→ **PROVIDED DATA**:
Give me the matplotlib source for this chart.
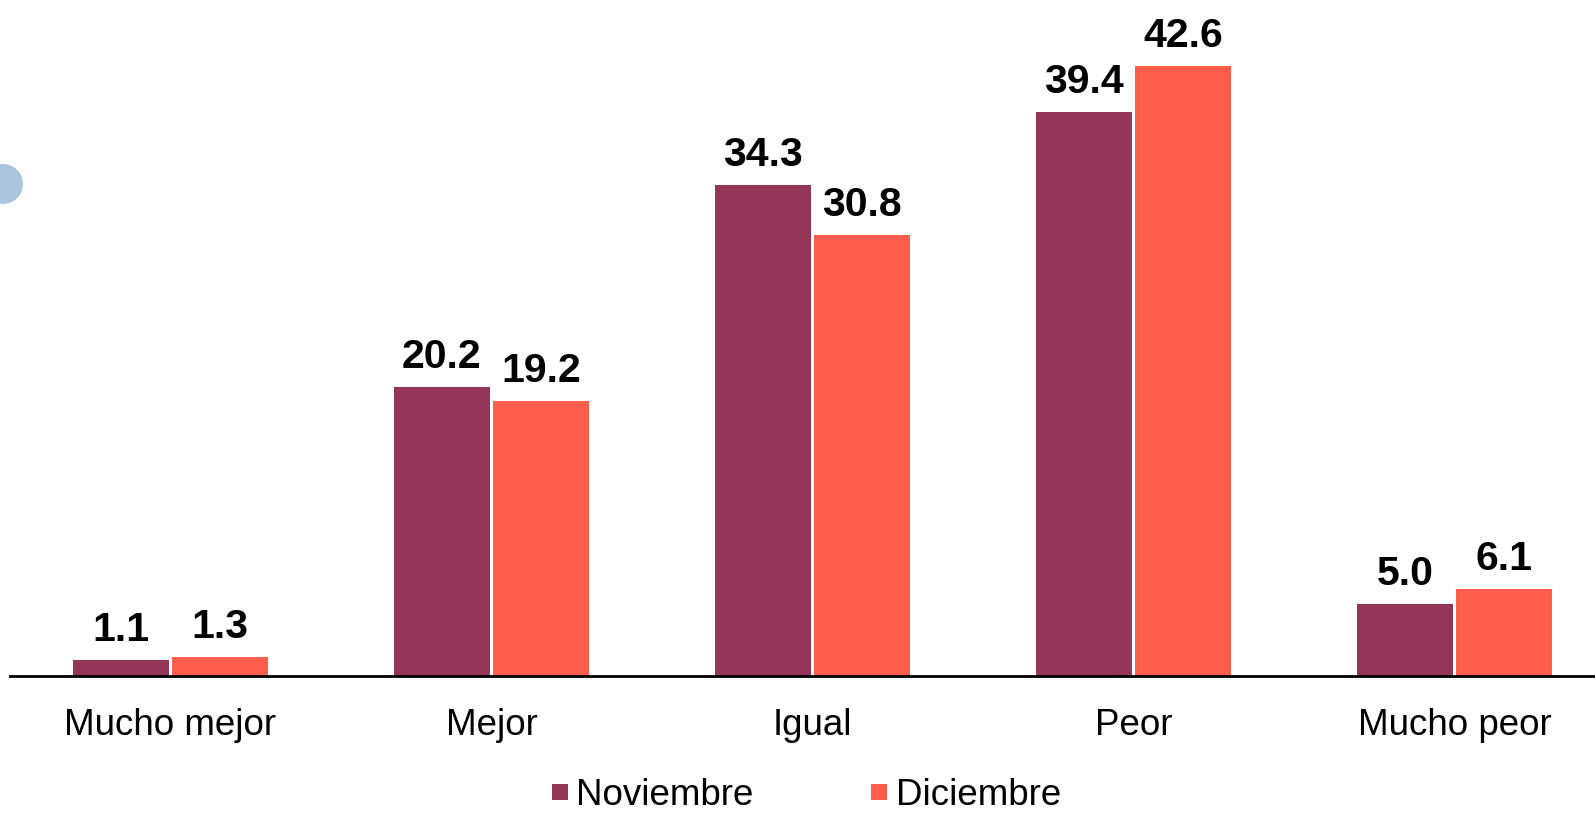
import numpy as np
import matplotlib
matplotlib.use("Agg")
import matplotlib.pyplot as plt
from matplotlib.lines import Line2D
from matplotlib.patches import Ellipse

categories = ["Mucho mejor", "Mejor", "Igual", "Peor", "Mucho peor"]
noviembre = [1.1, 20.2, 34.3, 39.4, 5.0]
diciembre = [1.3, 19.2, 30.8, 42.6, 6.1]
series_names = ["Noviembre", "Diciembre"]
colors = ["#953558", "#FF5E4D"]

plt.rcParams["font.family"] = ["Liberation Sans", "DejaVu Sans"]

W, H = 1595, 813
fig = plt.figure(figsize=(W / 100, H / 100), dpi=100)

# axes: left edge at x=10px, bottom at y=676px, 321px per category
left_px, bottom_px = 10, 137
cat_px = 321
px_per_unit = 14.32
ymax = 45
ax = fig.add_axes([left_px / W, bottom_px / H,
                   5 * cat_px / W, ymax * px_per_unit / H])

x = np.arange(len(categories))
width = 0.30
off = 0.155
for vals, col, sign in [(noviembre, colors[0], -1), (diciembre, colors[1], 1)]:
    bars = ax.bar(x + sign * off, vals, width, color=col, linewidth=0)
    for b, v in zip(bars, vals):
        ax.annotate(f"{v:.1f}", (b.get_x() + b.get_width() / 2, v),
                    xytext=(0, 8), textcoords="offset points",
                    ha="center", va="bottom", fontsize=29.5, fontweight="bold")

ax.set_xlim(-0.5, 4.5)
ax.set_ylim(0, ymax)
ax.set_xticks(x)
ax.set_xticklabels(categories, fontsize=26.5)
ax.tick_params(axis="x", length=0, pad=23)
ax.set_yticks([])
for s in ["top", "right", "left"]:
    ax.spines[s].set_visible(False)
ax.spines["bottom"].set_linewidth(2)
ax.spines["bottom"].set_color("black")

handles = [Line2D([], [], marker="s", linestyle="none", markersize=11,
                  markerfacecolor=c, markeredgewidth=0) for c in colors]
fig.legend(handles, series_names, loc="lower center", ncol=2, frameon=False,
           bbox_to_anchor=(803 / W, 0.0), fontsize=26.5, borderpad=0.0,
           borderaxespad=0.0, handletextpad=0.05, columnspacing=3.0,
           handlelength=0.8)

# decorative circle at left edge
fig.patches.append(Ellipse((3, H - 184), 40, 40, transform=None,
                           facecolor="#A9C4DC", edgecolor="none"))

fig.savefig("out.png", dpi=100)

→ **WORK INSTRUCTIONS**:
Pictures excluded, quote all the data above exactly.

→ **FINISHED ANSWER**:
Give me the matplotlib source for this chart.
import numpy as np
import matplotlib
matplotlib.use("Agg")
import matplotlib.pyplot as plt
from matplotlib.lines import Line2D
from matplotlib.patches import Ellipse

categories = ["Mucho mejor", "Mejor", "Igual", "Peor", "Mucho peor"]
noviembre = [1.1, 20.2, 34.3, 39.4, 5.0]
diciembre = [1.3, 19.2, 30.8, 42.6, 6.1]
series_names = ["Noviembre", "Diciembre"]
colors = ["#953558", "#FF5E4D"]

plt.rcParams["font.family"] = ["Liberation Sans", "DejaVu Sans"]

W, H = 1595, 813
fig = plt.figure(figsize=(W / 100, H / 100), dpi=100)

# axes: left edge at x=10px, bottom at y=676px, 321px per category
left_px, bottom_px = 10, 137
cat_px = 321
px_per_unit = 14.32
ymax = 45
ax = fig.add_axes([left_px / W, bottom_px / H,
                   5 * cat_px / W, ymax * px_per_unit / H])

x = np.arange(len(categories))
width = 0.30
off = 0.155
for vals, col, sign in [(noviembre, colors[0], -1), (diciembre, colors[1], 1)]:
    bars = ax.bar(x + sign * off, vals, width, color=col, linewidth=0)
    for b, v in zip(bars, vals):
        ax.annotate(f"{v:.1f}", (b.get_x() + b.get_width() / 2, v),
                    xytext=(0, 8), textcoords="offset points",
                    ha="center", va="bottom", fontsize=29.5, fontweight="bold")

ax.set_xlim(-0.5, 4.5)
ax.set_ylim(0, ymax)
ax.set_xticks(x)
ax.set_xticklabels(categories, fontsize=26.5)
ax.tick_params(axis="x", length=0, pad=23)
ax.set_yticks([])
for s in ["top", "right", "left"]:
    ax.spines[s].set_visible(False)
ax.spines["bottom"].set_linewidth(2)
ax.spines["bottom"].set_color("black")

handles = [Line2D([], [], marker="s", linestyle="none", markersize=11,
                  markerfacecolor=c, markeredgewidth=0) for c in colors]
fig.legend(handles, series_names, loc="lower center", ncol=2, frameon=False,
           bbox_to_anchor=(803 / W, 0.0), fontsize=26.5, borderpad=0.0,
           borderaxespad=0.0, handletextpad=0.05, columnspacing=3.0,
           handlelength=0.8)

# decorative circle at left edge
fig.patches.append(Ellipse((3, H - 184), 40, 40, transform=None,
                           facecolor="#A9C4DC", edgecolor="none"))

fig.savefig("out.png", dpi=100)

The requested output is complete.